There are so many definitions of the word fear. None however, is as real as our interpretations of what we deem fearful. Like pain, we all have different thresholds for fear. For some, killing a snake is as easy as breathing, while others may die first before they touch one harmless cockroach. Many of us raised on this side of the Atlantic, appreciate fear for the paralysing terror it brings. We were in many ways raised in fear. Our parents, government, traditional rulers, authority figures and even our God are larger than life, so we ‘respect’ them for fear of incurring their wrath.
Now that I have successfully painted the origins of our fearful nature, I would like to make a defining statement, culled from one of my favourite authors.
“Life is difficult. This is great truth, one of the greatest truths. It is a great truth because once we truly see this truth, we transcend it.” M. Scott Peck, M.D.
As you seek to digest that assertion, permit me to engage your unconscious mind for a minute or two.

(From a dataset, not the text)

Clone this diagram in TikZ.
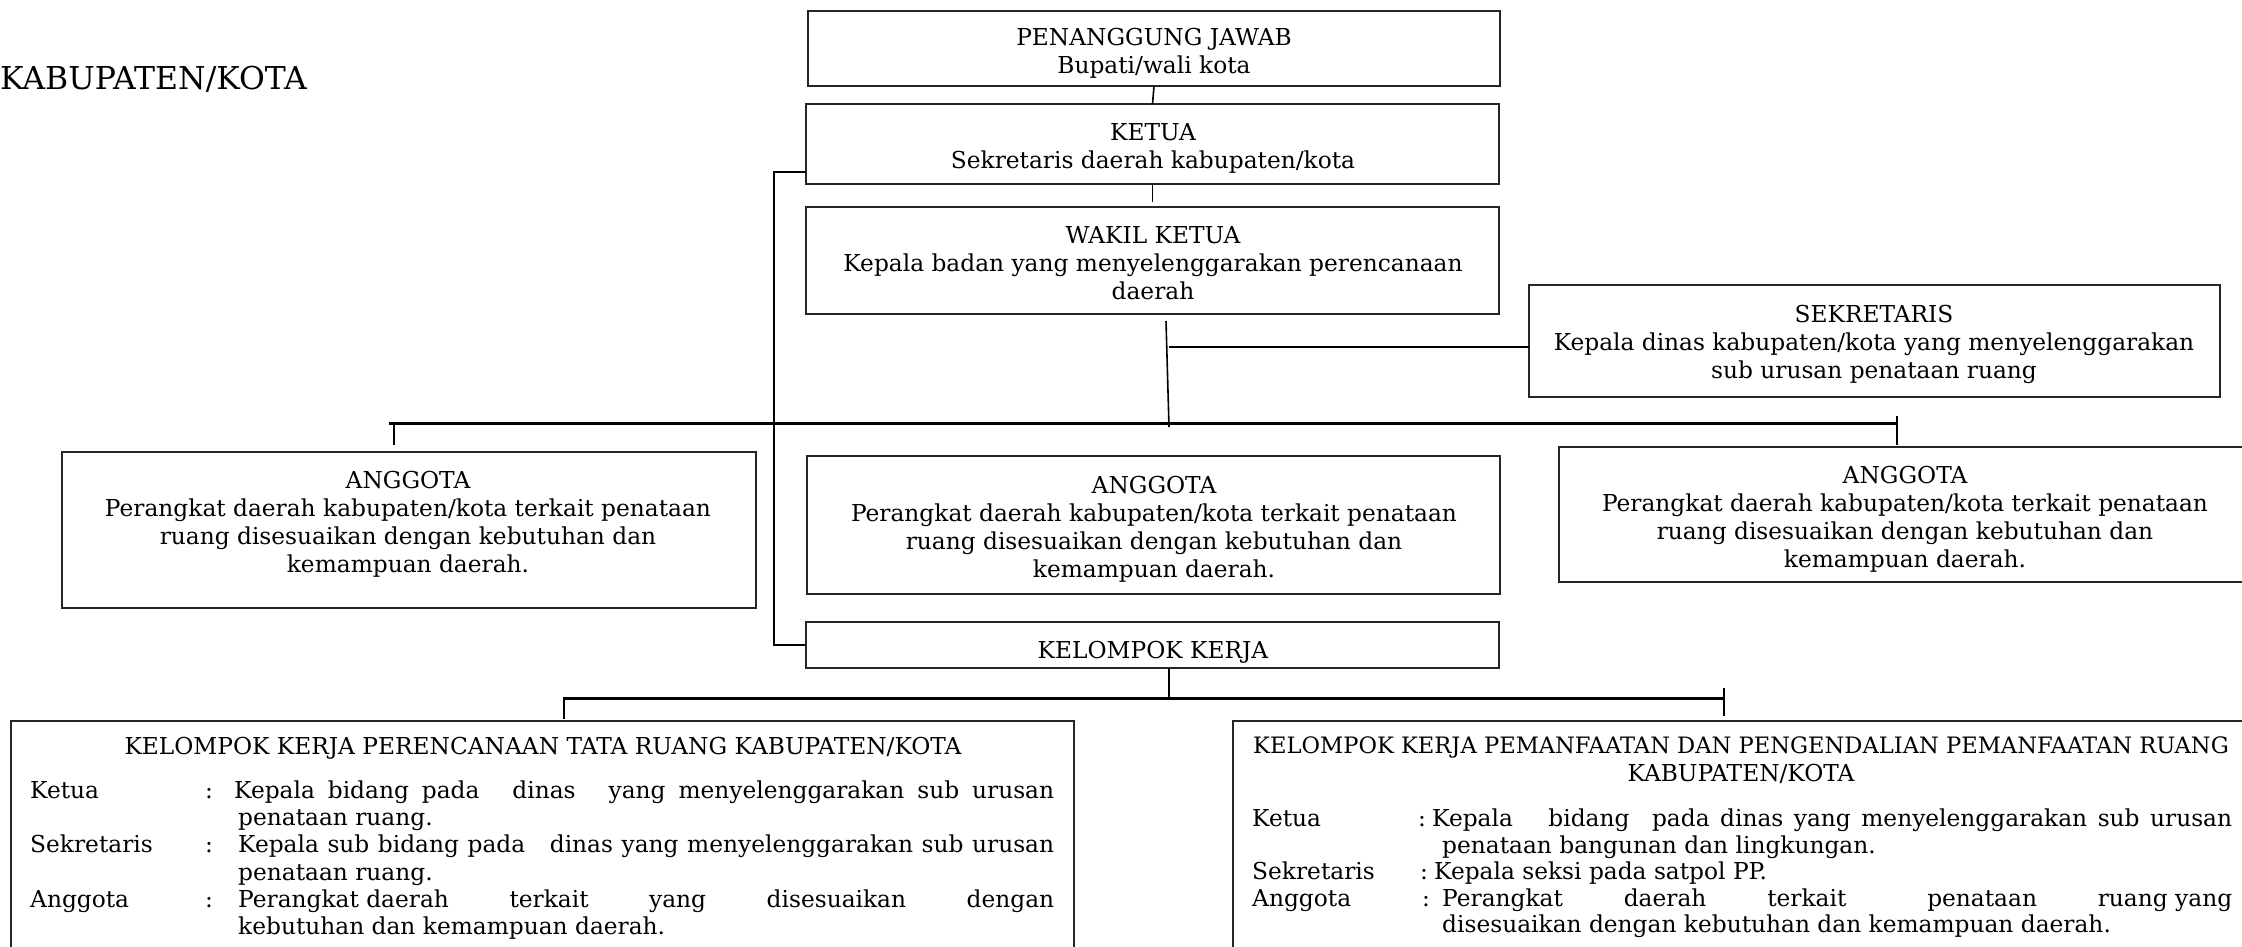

Recall a time, when you were unafraid of anything. When you saw this world as the adventure that it is. You may wish to close your eyes for a minute and travel to a time of peace, love and hope. For some it is the many glorious years before kindergarten or primary school. Others might have preserved their innocence until age 6. My unconscious mind tells me, I truly believed this world to be a loving place until my 10th birthday. I remember, my first major fear experience and how it was reinforced over and over until I started to question the peace I felt in this world.
As you bring your mind back to the present, allow yourself feel deeply as you read this.
Another important part of our being that our fearful programming rubs us of is true feelings. We were taught how to respond to events. How to lie that our parents are away, when they were upstairs. How to say we want to eat at our neighbours, only to be warned off the meals by our mums unforgiving eyes. The men amongst us, know what happened when they cried as boys. They were told it was an abnormal behaviour. So they took all those emotions and locked them in the Pandora box, deep inside the unconscious mind, where no one can reach it, including their desperate hearts. Young women remember, how important marriage was from the day they were born. Jokes flew as to whose son the pretty baby girl would marry. Subtly the parental conditioning of the mind starts. The endless talks about marriage, slips safely into her unconscious mind until being a wife or a mummy becomes her only dream.
“Someone might be thinking, what has my upbringing got to do with my present fears? My parents did what they thought was best for me, so why question anything? Isn’t it too harsh to judge my parents?”
I hear your questions and I have travelled that road too. The purpose of unlearning fear is to fully become that which you were created to be. Until, we realise who we are, we remain in a trance state unable to fully live the lives we choose for ourselves. We are at best puppets in another person’s virtual reality show.
In my experience, facing my fears as I reconcile separated parts of myself, allows me truly love the lady in the mirror and all those who love me, including those who unconsciously sold fear to me as a twisted kind of love.
In the opening of this piece, I did mention how we fear authority figures including the God we serve.
‘Many may be quick to say we should fear God truly. I mean isn’t He the guy who would send His own children to hell fire for missing the mark or better put committing sin? Shouldn’t we fear such a Being?’
I will allow your unconscious mind answer that question when you are ready. Today, I want our focus to be on fear, the illusion and how we can unlearn it. I would need your permission throughout, to release those fearful thoughts so that you can be free to live the life of your imagination.
The first steps to unlearning fear is to ask the questions you would rather not ask. For me, it started with questioning my Christian beliefs. For some other human being a good start might be to gain deeper understanding as to why you are so angry all the time? “If everything is okay like we claim, why are you so afraid of the dark or love?” Our questions are the answers. It is fear that makes people say if you seek knowledge you will become evil.
“What is man if he does not know himself?”
Since my mastery of life, stems from the continuous need to pay attention to my being, I know firsthand that denial is a path to nowhere. What we resist, like they say persists.
As I became more conscious of my otherwise fearful existence, amidst the do it afraid positivity movement, I knew the time had come to grow. The one question I have asked that has helped me greatly is:
“What am I most afraid of?”
As I allow my unconscious mind provide the data, I am able to match it with how I show up in the world. Acknowledging this fear as opposed to lying to myself, allows me morph into the awareness before the fear, rather than the fear itself.
There is so much to say or write about fear. Today I want us to stay in the realms of our unconscious mind. The 90% that keeps all the relevant data rather than the small 10% that might resist this message. I would like you to create an Unlearning Fear Journal today. Sit down with the first fearful question that comes to your mind, write it down, allow your unconscious mind travel to the origin of that fear. Try not to judge the process or the human actors. Write down any important information that pops up.
If you are truly willing to go on this journey with me, reach out, let’s poke fun at our fears. When I started journalling my fears and the attendant negative self talks, some made me laugh out loud. They were too ridiculous, yet I believed them, until I realised that the core of my being is great love not paralysing fear.
May our collective lights be the force that drives out darkness.